How do you negotiate the renewal of a sticky product?
You negotiate the renewal of a sticky product by building leverage from everything except the threat to leave, because that threat is the one lever you do not credibly hold. The price is still movable. What changes is the source of pressure: instead of a competitive exit, you use scope discipline to shrink the base, a multi year commitment to trade for locked pricing, the vendor's quarter clock to time the deal, and contract terms to protect yourself across the term. Stacked together, these levers do the work a switch threat would otherwise do.
The mistake buyers make with sticky products is to assume that because they cannot leave, they cannot negotiate, and so they accept the increase.
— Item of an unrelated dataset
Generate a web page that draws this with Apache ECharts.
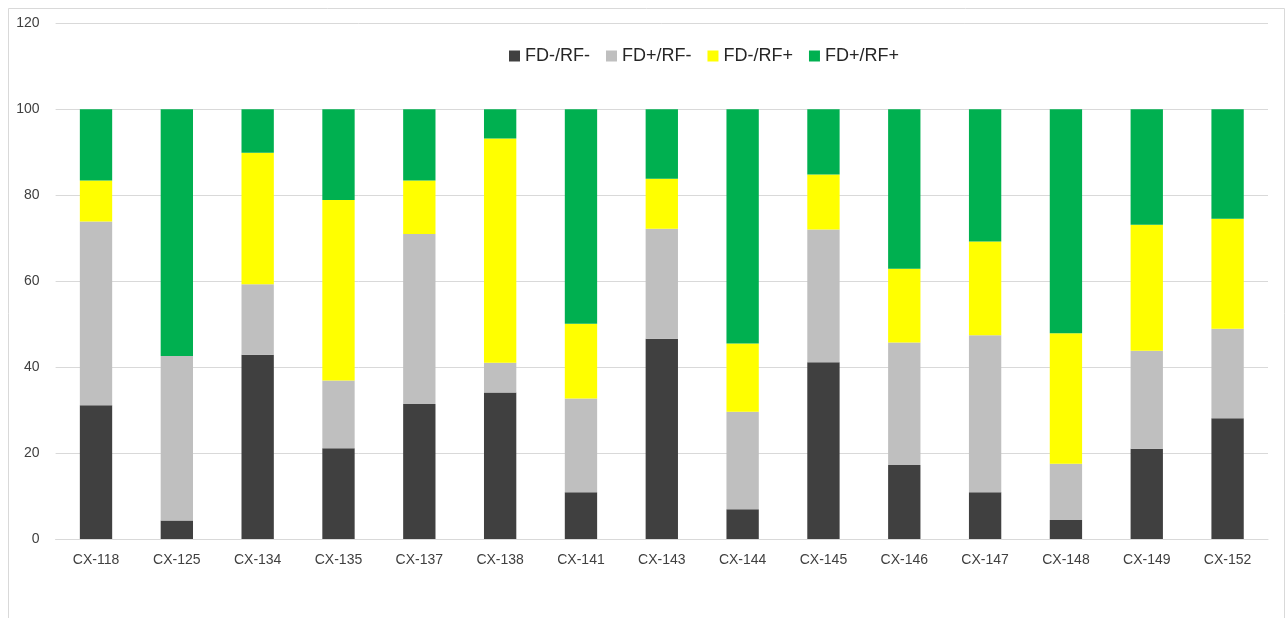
<!DOCTYPE html>
<html>
<head>
<meta charset="utf-8">
<script src="https://cdn.jsdelivr.net/npm/echarts@6/dist/echarts.min.js"></script>
<style>
  html, body { margin: 0; padding: 0; background: #ffffff; }
  #chart { width: 1287px; height: 618px; }
</style>
</head>
<body>
<div id="chart"></div>
<script>
// Samples on the x axis
const categories = ['CX-118', 'CX-125', 'CX-134', 'CX-135', 'CX-137', 'CX-138', 'CX-141', 'CX-143',
                    'CX-144', 'CX-145', 'CX-146', 'CX-147', 'CX-148', 'CX-149', 'CX-152'];

// Percentage share of each group per sample (stacked to 100)
const fdNegRfNeg = [31.1, 4.3, 42.9, 21.1, 31.4, 34.1, 10.9, 46.6, 6.9, 41.1, 17.2, 10.9, 4.4, 21.0, 28.1];
const fdPosRfNeg = [42.8, 38.3, 16.4, 15.8, 39.6, 6.9, 21.8, 25.6, 22.7, 30.9, 28.5, 36.5, 13.1, 22.8, 20.8];
const fdNegRfPos = [9.5, 0, 30.6, 42.0, 12.4, 52.2, 17.4, 11.6, 15.9, 12.8, 17.2, 21.8, 30.4, 29.3, 25.6];
const fdPosRfPos = [16.6, 57.4, 10.1, 21.1, 16.6, 6.8, 49.9, 16.2, 54.5, 15.2, 37.1, 30.8, 52.1, 26.9, 25.5];

const seriesNames = ['FD-/RF-', 'FD+/RF-', 'FD-/RF+', 'FD+/RF+'];
const seriesColors = ['#404040', '#bfbfbf', '#ffff00', '#00b050'];
const seriesValues = [fdNegRfNeg, fdPosRfNeg, fdNegRfPos, fdPosRfPos];

// Y axis ticks
const yMin = 0, yMax = 120, yStep = 20;

const FONT = '"Liberation Sans", Arial, sans-serif';
const TEXT = '#404040';

const chart = echarts.init(document.getElementById('chart'), null, { renderer: 'canvas' });

chart.setOption({
  backgroundColor: '#ffffff',
  animation: false,
  graphic: [{
    type: 'rect',
    left: 6, top: 6,
    shape: { width: 1276, height: 640 },
    style: { fill: 'none', stroke: '#d9d9d9', lineWidth: 1 },
    silent: true
  }],
  legend: {
    left: 504,
    top: 42,
    itemWidth: 11,
    itemHeight: 11,
    itemGap: 16,
    icon: 'rect',
    textStyle: { fontFamily: FONT, fontSize: 18, color: '#262626' },
    data: seriesNames
  },
  grid: { left: 55.6, right: 19, top: 23.3, bottom: 79, containLabel: false },
  xAxis: {
    type: 'category',
    data: categories,
    axisLine: { show: true, lineStyle: { color: '#d9d9d9', width: 1 } },
    axisTick: { show: false },
    axisLabel: { fontFamily: FONT, fontSize: 14, color: TEXT, margin: 14 }
  },
  yAxis: {
    type: 'value',
    min: yMin, max: yMax, interval: yStep,
    axisLine: { show: false },
    axisTick: { show: false },
    axisLabel: { fontFamily: FONT, fontSize: 14, color: TEXT, margin: 16 },
    splitLine: { lineStyle: { color: '#d9d9d9', width: 1 } }
  },
  series: seriesNames.map((name, i) => ({
    name: name,
    type: 'bar',
    stack: 'total',
    barWidth: '40%',
    itemStyle: { color: seriesColors[i] },
    data: seriesValues[i]
  }))
});
</script>
</body>
</html>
That is exactly the assumption the vendor is counting on. A sticky product is still negotiable, and the method for finding the leverage sits in our SaaS Renewal Playbook.
What makes a product sticky, and why does it matter?
A product is sticky when replacing it is slow, expensive, or risky, whether because it is deeply embedded in workflows, holds critical data, integrates with many other systems, or would require heavy retraining to leave. Stickiness matters because it shifts the balance of leverage toward the vendor: they know the cost of switching is high, so a competitive threat rings hollow, and they price accordingly. The first step in negotiating a sticky renewal is to be honest with yourself about how sticky the product really is, because overstating a weak exit only damages your credibility.
That said, stickiness is rarely total. Parts of the deal may be less locked in than the whole, a module you could drop, seats you could reduce, a tier you could lower, and those edges are where leverage lives. Identifying what you genuinely could change is the same honest assessment behind when to actually switch vendors, applied here to find the movable parts of an apparently immovable deal.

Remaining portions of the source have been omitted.